- **SET PROBLEM**:
Copy out all lines carrying the word "this".

=-=-=-=-=

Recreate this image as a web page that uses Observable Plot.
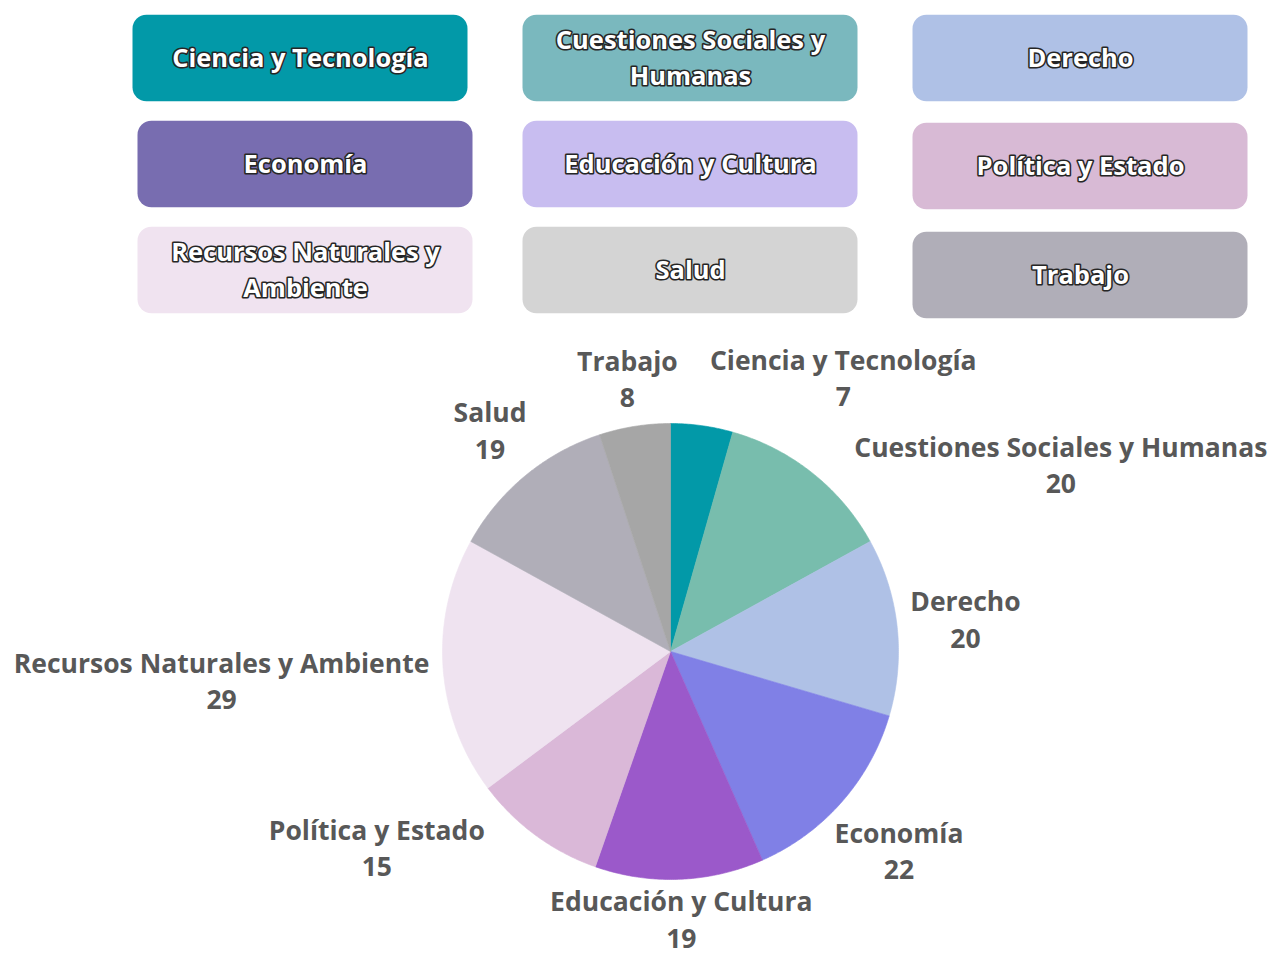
<!DOCTYPE html>
<html>
<head>
<meta charset="utf-8">
<script src="https://cdn.jsdelivr.net/npm/d3@7"></script>
<script src="https://cdn.jsdelivr.net/npm/@observablehq/plot@0.6"></script>
<style>
  html, body { margin: 0; padding: 0; background: #ffffff; }
  #chart svg { display: block; }
</style>
</head>
<body>
<div id="chart"></div>
<script>
// ---- data ----
const categories = [
  "Ciencia y Tecnología", "Cuestiones Sociales y Humanas", "Derecho",
  "Economía", "Educación y Cultura", "Política y Estado",
  "Recursos Naturales y Ambiente", "Salud", "Trabajo"
];
const values = [7, 20, 20, 22, 19, 15, 29, 19, 8];
const legendLabels = [
  "Ciencia y Tecnología", "Cuestiones Sociales y\nHumanas", "Derecho",
  "Economía", "Educación y Cultura", "Política y Estado",
  "Recursos Naturales y\nAmbiente", "Salud", "Trabajo"
];

// ---- styles / layout ----
const pieColors = ["#0299A8", "#78BDAD", "#AFC1E6", "#8080E6", "#9B59CA", "#DAB8D8", "#EFE3F0", "#B0AEB8", "#A6A6A6"];
const boxColors = ["#0299A8", "#7AB8BE", "#AFC1E6", "#786DB0", "#C8BDF0", "#D8BAD5", "#F0E3F0", "#D4D4D4", "#B0AEB8"];
const boxNudge = [[0, 0], [0, 0], [0, 0], [5, 0], [0, 0], [0, 2], [5, 0], [0, 0], [0, 5]];
const labelNudge = [[135, -4], [220, 26], [23, -4], [23, 17], [0, -7], [-132, -26], [-176, 9], [-6, -12], [0, -4]];
const font = "'Open Sans', 'Noto Sans', sans-serif";

// ---- legend (boxes) ----
const legendData = categories.map((c, i) => ({
  cat: c, label: legendLabels[i], col: i % 3, row: Math.floor(i / 3), i
}));

const legend = Plot.plot({
  width: 1271, height: 330,
  margin: 0,
  style: { fontFamily: font, background: "white" },
  x: { type: "band", domain: [0, 1, 2], range: [105, 1275], padding: 0, axis: null },
  y: { type: "band", domain: [0, 1, 2], range: [4, 323.5], padding: 0, axis: null },
  color: { domain: categories, range: boxColors },
  marks: legendData.flatMap(d => [
    Plot.cell([d], {
      x: "col", y: "row", fill: "cat",
      dx: boxNudge[d.i][0], dy: boxNudge[d.i][1],
      insetLeft: 27.5, insetRight: 27.5, insetTop: 9.75, insetBottom: 9.75,
      rx: 14
    }),
    Plot.text([d], {
      x: "col", y: "row", text: "label",
      dx: boxNudge[d.i][0], dy: boxNudge[d.i][1] - 3,
      fill: "white", stroke: "#262626", strokeWidth: 3.2, strokeLinejoin: "round",
      fontSize: 25.5, fontWeight: 700, lineHeight: 1.42
    })
  ])
});

// ---- pie ----
const total = d3.sum(values);
let cum = 0;
const slices = categories.map((c, i) => {
  const a0 = cum / total * 2 * Math.PI;
  cum += values[i];
  const a1 = cum / total * 2 * Math.PI;
  return { cat: c, value: values[i], a0, a1, mid: (a0 + a1) / 2, i };
});
const piePts = slices.flatMap(s => {
  const n = Math.max(2, Math.ceil((s.a1 - s.a0) / (Math.PI / 360)));
  const pts = [{ cat: s.cat, x: 0, y: 0 }];
  for (let k = 0; k <= n; k++) {
    const a = s.a0 + (s.a1 - s.a0) * k / n;
    pts.push({ cat: s.cat, x: Math.sin(a), y: Math.cos(a) });
  }
  pts.push({ cat: s.cat, x: 0, y: 0 });
  return pts;
});
const labelR = 1.2;
const labels = slices.map(s => ({
  cat: s.cat,
  text: s.cat + "\n" + s.value,
  x: labelR * Math.sin(s.mid),
  y: labelR * Math.cos(s.mid),
  dx: labelNudge[s.i][0],
  dy: labelNudge[s.i][1]
}));

const pie = Plot.plot({
  width: 1271, height: 624,
  margin: 0,
  style: { fontFamily: font, background: "white", overflow: "visible" },
  x: { domain: [-1, 1], range: [442, 898], axis: null },
  y: { domain: [-1, 1], range: [549, 93], axis: null },
  color: { domain: categories, range: pieColors },
  marks: [
    Plot.line(piePts, { x: "x", y: "y", z: "cat", fill: "cat", stroke: "cat", strokeWidth: 0.6, curve: "linear" }),
    ...labels.map(l => Plot.text([l], {
      x: "x", y: "y", text: "text", dx: l.dx, dy: l.dy,
      fill: "#585858", fontSize: 26.5, fontWeight: 700, lineHeight: 1.38
    }))
  ]
});

document.getElementById("chart").append(legend, pie);
</script>
</body>
</html>
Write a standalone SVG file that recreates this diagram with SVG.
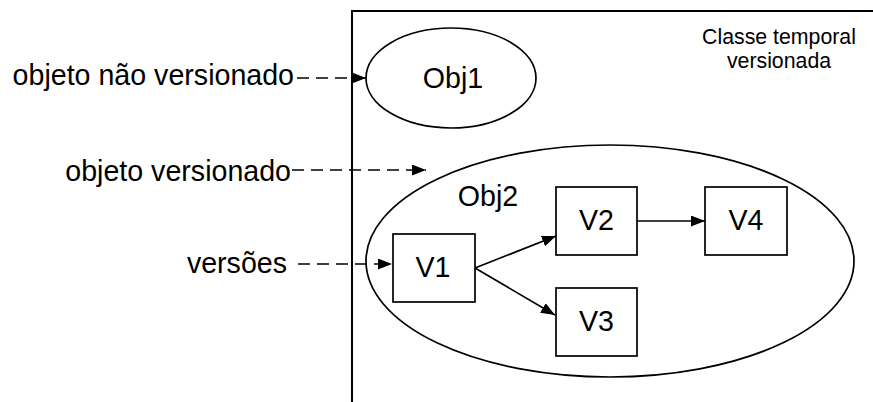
<svg xmlns="http://www.w3.org/2000/svg" width="873" height="402" viewBox="0 0 873 402">
  <style>
    .shape { fill: #ffffff; stroke: #000000; stroke-width: 1.7; }
    .label { font-family: "Liberation Sans", Arial, sans-serif; font-size: 28.6px; fill: #000000; }
    .small { font-family: "Liberation Sans", Arial, sans-serif; font-size: 21.3px; fill: #000000; }
    .edge { fill: none; stroke: #000000; stroke-width: 1.7; }
    .dash { stroke-dasharray: 12 7; }
  </style>
  <defs>
    <marker id="arrow" viewBox="0 0 14 11" refX="14" refY="5.5" markerWidth="14" markerHeight="11" markerUnits="userSpaceOnUse" orient="auto">
      <path d="M0,0 L14,5.5 L0,11 Z" fill="#000000"/>
    </marker>
  </defs>

  <!-- class frame (open to the right and bottom) -->
  <g id="classe">
    <path d="M352,402 L352,11 L873,11" fill="none" stroke="#000000" stroke-width="2"/>
    <text class="small" x="779" y="44" text-anchor="middle">Classe temporal</text>
    <text class="small" x="779" y="68" text-anchor="middle">versionada</text>
  </g>

  <!-- side labels -->
  <g id="lbl-naoversionado">
    <text class="label" x="294" y="85" text-anchor="end">objeto não versionado</text>
  </g>
  <g id="lbl-versionado">
    <text class="label" x="291" y="180.5" text-anchor="end">objeto versionado</text>
  </g>
  <g id="lbl-versoes">
    <text class="label" x="287" y="272.5" text-anchor="end">versões</text>
  </g>

  <!-- unversioned object -->
  <g id="obj1">
    <ellipse class="shape" cx="451" cy="78" rx="85" ry="50"/>
    <text class="label" x="453" y="88" text-anchor="middle">Obj1</text>
  </g>

  <!-- versioned object -->
  <g id="obj2">
    <ellipse class="shape" cx="610" cy="261" rx="244" ry="116"/>
    <text class="label" x="488" y="206" text-anchor="middle">Obj2</text>
  </g>

  <g id="v1">
    <rect class="shape" x="393" y="234" width="82" height="68"/>
    <text class="label" x="433" y="277" text-anchor="middle">V1</text>
  </g>
  <g id="v2">
    <rect class="shape" x="556" y="187" width="81" height="68"/>
    <text class="label" x="596.5" y="230" text-anchor="middle">V2</text>
  </g>
  <g id="v3">
    <rect class="shape" x="556" y="288" width="81" height="68"/>
    <text class="label" x="596.5" y="331" text-anchor="middle">V3</text>
  </g>
  <g id="v4">
    <rect class="shape" x="705" y="187" width="82" height="68"/>
    <text class="label" x="746" y="230" text-anchor="middle">V4</text>
  </g>

  <!-- connectors -->
  <g id="connectors">
    <line class="edge dash" x1="297" y1="78" x2="366" y2="78" marker-end="url(#arrow)"/>
    <line class="edge dash" x1="292" y1="170" x2="426" y2="170" marker-end="url(#arrow)"/>
    <line class="edge dash" x1="298" y1="264" x2="392" y2="264" marker-end="url(#arrow)"/>
    <line class="edge" x1="475" y1="268" x2="556" y2="236" marker-end="url(#arrow)"/>
    <line class="edge" x1="475" y1="268" x2="555" y2="315" marker-end="url(#arrow)"/>
    <line class="edge" x1="637" y1="221" x2="705" y2="221" marker-end="url(#arrow)"/>
  </g>
</svg>
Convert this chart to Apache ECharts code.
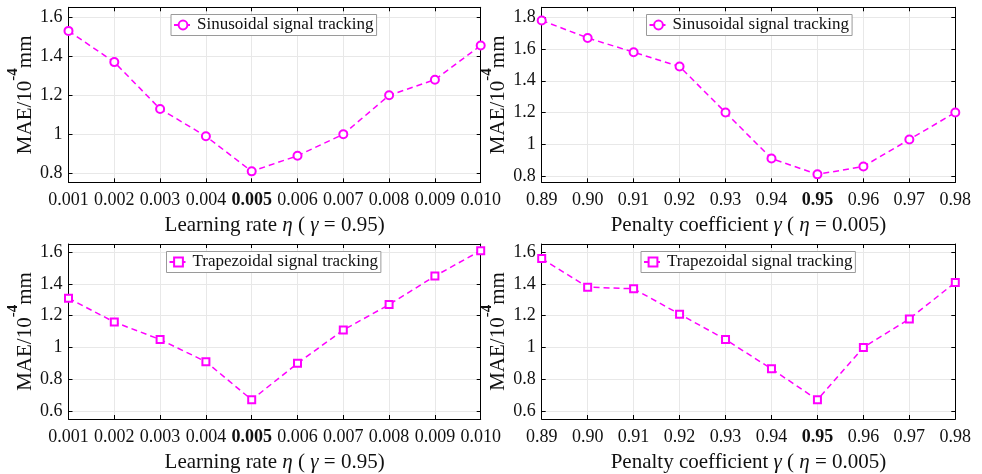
<!DOCTYPE html>
<html><head><meta charset="utf-8">
<script src="https://cdn.jsdelivr.net/npm/echarts@6/dist/echarts.min.js"></script>
<style>html,body{margin:0;padding:0;background:#fff}#c{width:982px;height:474px}</style>
</head><body><div id="c"></div>
<script>
// ---- data ----
const etaCategories = ['0.001','0.002','0.003','0.004','0.005','0.006','0.007','0.008','0.009','0.010'];
const gammaCategories = ['0.89','0.90','0.91','0.92','0.93','0.94','0.95','0.96','0.97','0.98'];
const sinEta = [1.53, 1.37, 1.13, 0.99, 0.81, 0.89, 1.00, 1.20, 1.28, 1.455];
const sinGamma = [1.78, 1.67, 1.58, 1.49, 1.20, 0.91, 0.81, 0.86, 1.03, 1.20];
const trapEta = [1.31, 1.16, 1.05, 0.91, 0.67, 0.90, 1.11, 1.27, 1.45, 1.61];
const trapGamma = [1.56, 1.38, 1.37, 1.21, 1.05, 0.865, 0.67, 1.00, 1.18, 1.41];
const yTicksSinEta = [0.8, 1, 1.2, 1.4, 1.6];
const yTicksSinGamma = [0.8, 1, 1.2, 1.4, 1.6, 1.8];
const yTicksTrap = [0.6, 0.8, 1, 1.2, 1.4, 1.6];
const boldEta = '0.005';
const boldGamma = '0.95';
const sinName = 'Sinusoidal signal tracking';
const trapName = 'Trapezoidal signal tracking';

const FONT = 'Liberation Serif';
const MAG = '#ff00ff';
const TXT = '#111';

const panels = [
  {grid:{left:68.5, top:7.3, width:412.2, height:175}, cats:etaCategories, bold:boldEta, vals:sinEta, name:sinName, sym:'emptyCircle', symSize:8,
   ymin:0.754, ymax:1.651, ticks:yTicksSinEta, legend:{left:171, top:14.5}, xname:'eta'},
  {grid:{left:541.7, top:7.3, width:413.6, height:175}, cats:gammaCategories, bold:boldGamma, vals:sinGamma, name:sinName, sym:'emptyCircle', symSize:8,
   ymin:0.76, ymax:1.863, ticks:yTicksSinGamma, legend:{left:646.5, top:14.5}, xname:'gamma'},
  {grid:{left:68.5, top:244, width:412.2, height:175}, cats:etaCategories, bold:boldEta, vals:trapEta, name:trapName, sym:'emptyRect', symSize:7,
   ymin:0.549, ymax:1.652, ticks:yTicksTrap, legend:{left:166.5, top:251.5}, xname:'eta'},
  {grid:{left:541.7, top:244, width:413.6, height:175}, cats:gammaCategories, bold:boldGamma, vals:trapGamma, name:trapName, sym:'emptyRect', symSize:7,
   ymin:0.549, ymax:1.652, ticks:yTicksTrap, legend:{left:641, top:251.5}, xname:'gamma'}
];

const xNames = {
  eta: '{a|Learning rate }{i|η}{a| ( }{i|γ}{a| = 0.95)}',
  gamma: '{a|Penalty coefficient }{i|γ}{a| ( }{i|η}{a| = 0.005)}'
};
const nameRich = {
  a:{fontFamily:FONT, fontSize:21, color:TXT},
  i:{fontFamily:FONT, fontSize:21, fontStyle:'italic', color:TXT}
};
const yNameRich = {
  a:{fontFamily:FONT, fontSize:21, color:TXT, lineHeight:30, verticalAlign:'bottom'},
  s:{fontFamily:FONT, fontSize:15, color:TXT, fontWeight:'bold', lineHeight:14, verticalAlign:'top'}
};

const grids=[], xAxes=[], yAxes=[], series=[], legends=[];
panels.forEach((p, gi) => {
  grids.push(Object.assign({containLabel:false}, p.grid));
  const baseLine = {show:true, lineStyle:{color:'#000', width:1}};
  const tick = {show:true, inside:true, length:4, lineStyle:{color:'#000', width:1}};
  xAxes.push({
    type:'category', gridIndex:gi, data:p.cats, boundaryGap:false, position:'bottom',
    axisLine:baseLine, axisTick:tick,
    axisLabel:{margin:9, fontFamily:FONT, fontSize:18, color:TXT, interval:0,
      formatter: v => v === p.bold ? '{b|' + v + '}' : v,
      rich:{b:{fontFamily:FONT, fontSize:18, fontWeight:'bold', color:TXT}}},
    splitLine:{show:true, lineStyle:{color:'#e8e8e8', width:1}},
    name:xNames[p.xname], nameLocation:'middle', nameGap:33,
    nameTextStyle:{rich:nameRich}
  });
  xAxes.push({
    type:'category', gridIndex:gi, data:p.cats, boundaryGap:false, position:'top',
    axisLine:baseLine, axisTick:tick, axisLabel:{show:false}, splitLine:{show:false}
  });
  yAxes.push({
    type:'value', gridIndex:gi, min:p.ymin, max:p.ymax, position:'left',
    axisLine:baseLine,
    axisTick:Object.assign({customValues:p.ticks}, tick),
    axisLabel:{customValues:p.ticks, margin:6, fontFamily:FONT, fontSize:18, color:TXT,
      formatter: v => String(Math.round(v*10)/10)},
    splitLine:{show:true, lineStyle:{color:'#e8e8e8', width:1}},
    name:'{a|MAE/10}{s|-4}{a|mm}', nameLocation:'middle', nameGap:30,
    nameTextStyle:{rich:yNameRich}
  });
  yAxes.push({
    type:'value', gridIndex:gi, min:p.ymin, max:p.ymax, position:'right',
    axisLine:baseLine,
    axisTick:Object.assign({customValues:p.ticks}, tick),
    axisLabel:{show:false, customValues:p.ticks}, splitLine:{show:false}
  });
  series.push({
    type:'line', name:p.name, xAxisIndex:gi*2, yAxisIndex:gi*2, data:p.vals,
    symbol:p.sym, symbolSize:p.symSize, showAllSymbol:true,
    itemStyle:{color:MAG, borderWidth:1.6},
    lineStyle:{color:MAG, width:1.5, type:[6,4]},
    emphasis:{disabled:true}, z:3
  });
  legends.push({
    data:[p.name], left:p.legend.left, top:p.legend.top, orient:'horizontal',
    backgroundColor:'#fff', borderColor:'#9a9a9a', borderWidth:1, borderRadius:0,
    padding:[2,3,2,2], itemWidth:18, itemHeight:11, itemGap:0,
    textStyle:{fontFamily:FONT, fontSize:17, color:TXT},
    selectedMode:false
  });
});

const chart = echarts.init(document.getElementById('c'), null, {renderer:'canvas'});
chart.setOption({
  animation:false, backgroundColor:'#fff',
  grid:grids, xAxis:xAxes, yAxis:yAxes, series:series, legend:legends
});
</script></body></html>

=-=-=-=-=

- **TASK ANSWER**:
Recreate this image as a web page that uses Observable Plot.
Write a standalone SVG file that recreates this diagram with SVG.
Convert this chart to Apache ECharts code.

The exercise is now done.